With his departure, it could once again be said that everyone was very polite.

Makoto asked Shoji and Jiro, the two Japanese clerks in the Red Hill Consolidated Company, if they knew anything about what had happened to Burton. He asked them during their weekly training session in unarmed combat, at which both men were highly adept, having been samurai attached to Mr. Okumichi before coming to California. Makoto’s conversations with them were in Japanese, as they were with his mother.

“We heard about it,” Shoji said. “Bad luck, eh?”

“Bad luck,” Jiro said, “but I understand the young man in question was not of good character. Bad luck tends to follow such people.”

“Wait, Makoto-san, that is not the right grip.” Shoji took Makoto’s hand in his own. “Relax. If you tighten, I can feel you. The most effective hold is one that no one knows is there.”

Makoto said, “You didn’t have anything to do with it.”

“With what? Burton?” Shoji looked at Jiro. Both men shrugged. “Why would we? We don’t even know him.”

“Look on the bright side,” Jiro said. “He was not of good character. Your study environment is therefore improved by his absence.”

“Attention!” Shoji said, and threw Makoto head over heels. If he hadn’t pulled the throw at the last moment before impact, Makoto would have sustained a broken shoulder. As it was, he landed on the hard
tatami
mat with a thud that drove all the air from his lungs.

“You see?” Shoji said. “You didn’t feel the grip, so the throw was a big surprise. Remember that, Makoto-san.”

“I will,” Makoto said.

So the Chinatown Bandit was born, not out of vengeance after all, but from a need to fight his own battles, on his own terms.

The housebreaking began as a way of establishing for himself how vulnerable other people were, especially people who thought their wealth and social position put them out of reach of the riffraff. Up the side of the house using clawed gloves and sandals, dressed all in black, as dark as the night. Survey the bedrooms, listen to snatches of dinner-table conversation drifting up the stairs, look through jewelry boxes, closets. He ceased these entries when he inadvertently caught a glimpse of Meg Chastain, a girl he’d known all his life, climbing out of the bath. His embarrassment was so acute, the very thought of secretly entering another house made him blush.

But once he had begun, it was difficult to stop entirely. Houses were out. That left the streets of the city. What to do there? Robin Hood? Steal from the rich and give to the poor? Stealing from the rich appealed to him. But give to what poor? Most of the poor in the city were Chinese, or white laborers who hated them. Neither seemed to offer a promising pool of charitable recipients.

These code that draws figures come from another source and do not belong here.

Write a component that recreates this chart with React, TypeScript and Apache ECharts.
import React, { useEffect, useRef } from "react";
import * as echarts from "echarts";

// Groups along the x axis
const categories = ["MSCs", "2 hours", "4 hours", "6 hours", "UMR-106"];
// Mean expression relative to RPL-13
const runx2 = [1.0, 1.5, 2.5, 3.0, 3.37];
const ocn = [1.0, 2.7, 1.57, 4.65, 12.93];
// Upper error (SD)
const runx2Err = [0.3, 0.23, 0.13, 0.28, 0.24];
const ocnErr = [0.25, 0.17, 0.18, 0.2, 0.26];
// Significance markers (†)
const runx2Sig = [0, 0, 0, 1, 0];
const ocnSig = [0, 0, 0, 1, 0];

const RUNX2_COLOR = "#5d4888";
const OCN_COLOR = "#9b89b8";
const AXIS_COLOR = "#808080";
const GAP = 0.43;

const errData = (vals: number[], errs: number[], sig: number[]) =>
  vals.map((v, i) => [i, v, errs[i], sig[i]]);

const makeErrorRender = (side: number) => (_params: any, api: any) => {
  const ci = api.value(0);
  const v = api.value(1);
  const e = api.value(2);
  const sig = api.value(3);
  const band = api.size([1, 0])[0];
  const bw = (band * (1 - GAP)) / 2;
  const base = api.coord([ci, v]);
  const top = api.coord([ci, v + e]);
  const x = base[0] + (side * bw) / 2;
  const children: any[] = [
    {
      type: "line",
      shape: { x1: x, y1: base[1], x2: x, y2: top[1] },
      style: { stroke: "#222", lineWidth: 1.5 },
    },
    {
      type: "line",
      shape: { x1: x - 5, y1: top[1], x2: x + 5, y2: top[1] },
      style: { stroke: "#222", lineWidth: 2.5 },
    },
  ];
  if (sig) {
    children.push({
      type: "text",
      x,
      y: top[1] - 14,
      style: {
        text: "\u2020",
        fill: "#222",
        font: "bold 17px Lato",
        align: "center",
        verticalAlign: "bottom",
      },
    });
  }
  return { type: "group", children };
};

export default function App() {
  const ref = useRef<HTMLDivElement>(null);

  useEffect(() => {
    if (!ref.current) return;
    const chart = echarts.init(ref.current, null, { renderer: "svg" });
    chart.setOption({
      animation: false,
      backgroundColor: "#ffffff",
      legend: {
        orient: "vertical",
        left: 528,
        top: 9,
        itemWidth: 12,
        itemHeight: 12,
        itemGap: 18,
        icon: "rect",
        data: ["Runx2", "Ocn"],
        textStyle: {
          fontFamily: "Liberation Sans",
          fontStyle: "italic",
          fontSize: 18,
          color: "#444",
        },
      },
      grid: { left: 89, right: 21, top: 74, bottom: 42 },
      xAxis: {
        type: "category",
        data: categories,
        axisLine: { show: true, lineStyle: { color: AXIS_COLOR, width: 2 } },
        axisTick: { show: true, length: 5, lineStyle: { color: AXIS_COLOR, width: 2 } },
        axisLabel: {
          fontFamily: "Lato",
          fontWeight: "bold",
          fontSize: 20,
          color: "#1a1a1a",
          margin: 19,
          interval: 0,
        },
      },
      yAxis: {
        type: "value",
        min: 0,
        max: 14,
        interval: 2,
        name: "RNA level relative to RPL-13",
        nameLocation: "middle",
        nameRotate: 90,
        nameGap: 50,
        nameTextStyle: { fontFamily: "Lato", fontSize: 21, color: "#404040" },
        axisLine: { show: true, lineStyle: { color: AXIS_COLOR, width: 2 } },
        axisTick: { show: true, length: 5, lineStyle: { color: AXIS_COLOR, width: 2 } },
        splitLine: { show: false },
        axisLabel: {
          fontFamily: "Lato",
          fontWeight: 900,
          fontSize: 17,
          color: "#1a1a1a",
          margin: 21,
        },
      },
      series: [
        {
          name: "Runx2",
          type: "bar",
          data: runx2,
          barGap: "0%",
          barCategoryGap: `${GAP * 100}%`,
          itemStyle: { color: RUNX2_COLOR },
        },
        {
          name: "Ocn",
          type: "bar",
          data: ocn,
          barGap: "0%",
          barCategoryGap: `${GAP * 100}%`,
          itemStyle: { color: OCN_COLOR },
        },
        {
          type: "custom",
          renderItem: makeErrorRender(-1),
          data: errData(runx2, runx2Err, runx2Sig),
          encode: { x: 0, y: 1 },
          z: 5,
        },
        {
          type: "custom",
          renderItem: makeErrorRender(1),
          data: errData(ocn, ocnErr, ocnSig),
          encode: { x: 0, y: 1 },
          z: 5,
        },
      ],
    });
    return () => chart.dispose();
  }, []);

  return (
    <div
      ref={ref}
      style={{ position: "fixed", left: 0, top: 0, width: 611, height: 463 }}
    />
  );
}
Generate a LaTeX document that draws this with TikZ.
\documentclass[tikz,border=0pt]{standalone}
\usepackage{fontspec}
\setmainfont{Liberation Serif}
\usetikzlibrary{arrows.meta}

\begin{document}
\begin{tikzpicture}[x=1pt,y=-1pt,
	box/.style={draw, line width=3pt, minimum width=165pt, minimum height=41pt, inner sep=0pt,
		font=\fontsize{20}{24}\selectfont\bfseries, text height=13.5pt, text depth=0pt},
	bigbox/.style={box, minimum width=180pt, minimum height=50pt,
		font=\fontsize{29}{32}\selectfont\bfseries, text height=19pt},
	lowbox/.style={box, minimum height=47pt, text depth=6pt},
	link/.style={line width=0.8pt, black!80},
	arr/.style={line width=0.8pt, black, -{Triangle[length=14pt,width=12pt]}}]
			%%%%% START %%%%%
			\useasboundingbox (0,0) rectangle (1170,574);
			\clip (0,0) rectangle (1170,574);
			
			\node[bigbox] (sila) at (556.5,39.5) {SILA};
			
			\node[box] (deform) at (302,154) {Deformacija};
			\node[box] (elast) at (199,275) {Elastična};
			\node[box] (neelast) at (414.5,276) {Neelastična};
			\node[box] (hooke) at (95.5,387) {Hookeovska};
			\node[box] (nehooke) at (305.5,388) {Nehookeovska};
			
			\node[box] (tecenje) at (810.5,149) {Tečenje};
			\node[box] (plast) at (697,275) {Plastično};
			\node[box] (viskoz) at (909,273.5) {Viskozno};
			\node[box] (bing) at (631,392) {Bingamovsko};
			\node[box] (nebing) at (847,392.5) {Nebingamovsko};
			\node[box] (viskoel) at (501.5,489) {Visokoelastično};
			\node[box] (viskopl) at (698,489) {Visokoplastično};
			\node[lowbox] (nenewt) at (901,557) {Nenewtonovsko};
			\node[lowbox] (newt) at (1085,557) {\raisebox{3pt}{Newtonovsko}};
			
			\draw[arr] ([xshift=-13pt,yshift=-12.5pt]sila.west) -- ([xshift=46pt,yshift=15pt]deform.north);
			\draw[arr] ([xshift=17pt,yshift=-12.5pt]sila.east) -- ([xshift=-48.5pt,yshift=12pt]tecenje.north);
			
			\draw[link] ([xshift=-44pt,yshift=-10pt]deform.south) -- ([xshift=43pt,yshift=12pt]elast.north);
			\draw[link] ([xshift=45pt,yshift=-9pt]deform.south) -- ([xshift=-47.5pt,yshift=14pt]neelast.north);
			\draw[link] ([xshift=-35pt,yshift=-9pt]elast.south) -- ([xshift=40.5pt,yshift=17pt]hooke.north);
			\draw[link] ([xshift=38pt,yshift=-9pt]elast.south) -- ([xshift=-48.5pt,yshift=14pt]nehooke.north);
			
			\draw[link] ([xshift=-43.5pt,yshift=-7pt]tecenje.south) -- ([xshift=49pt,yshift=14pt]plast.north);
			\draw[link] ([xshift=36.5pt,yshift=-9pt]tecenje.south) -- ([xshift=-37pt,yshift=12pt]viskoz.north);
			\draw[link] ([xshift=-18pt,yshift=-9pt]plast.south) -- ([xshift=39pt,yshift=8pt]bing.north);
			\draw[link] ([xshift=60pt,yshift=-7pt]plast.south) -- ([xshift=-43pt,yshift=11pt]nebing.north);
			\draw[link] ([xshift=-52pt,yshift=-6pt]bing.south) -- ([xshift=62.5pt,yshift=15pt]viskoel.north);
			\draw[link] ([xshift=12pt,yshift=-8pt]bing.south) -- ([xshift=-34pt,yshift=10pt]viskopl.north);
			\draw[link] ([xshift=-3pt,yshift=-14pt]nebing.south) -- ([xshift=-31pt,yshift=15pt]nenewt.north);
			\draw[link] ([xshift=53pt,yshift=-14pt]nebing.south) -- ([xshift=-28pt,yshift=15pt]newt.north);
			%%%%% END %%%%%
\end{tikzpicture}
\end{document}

Then one day, while lunching at the Jade Lotus, he caught a glimpse of a young woman who at first he almost mistook for his sister Angela, unaccountably dressed in a Chinese
cheong-sam
gown. On closer inspection, he saw the congruities were superficial and entirely due to similar mixed parentage. The attraction thereafter was not love or sex, but the implication suggested by her existence, the existence of her brother, their similarities to his own sisters, and the dissimilarities between all of them and himself. How likely was it that he was who he was told he was, namely, Matthew Stark’s son? The human evidence strongly suggested that it was not very likely at all.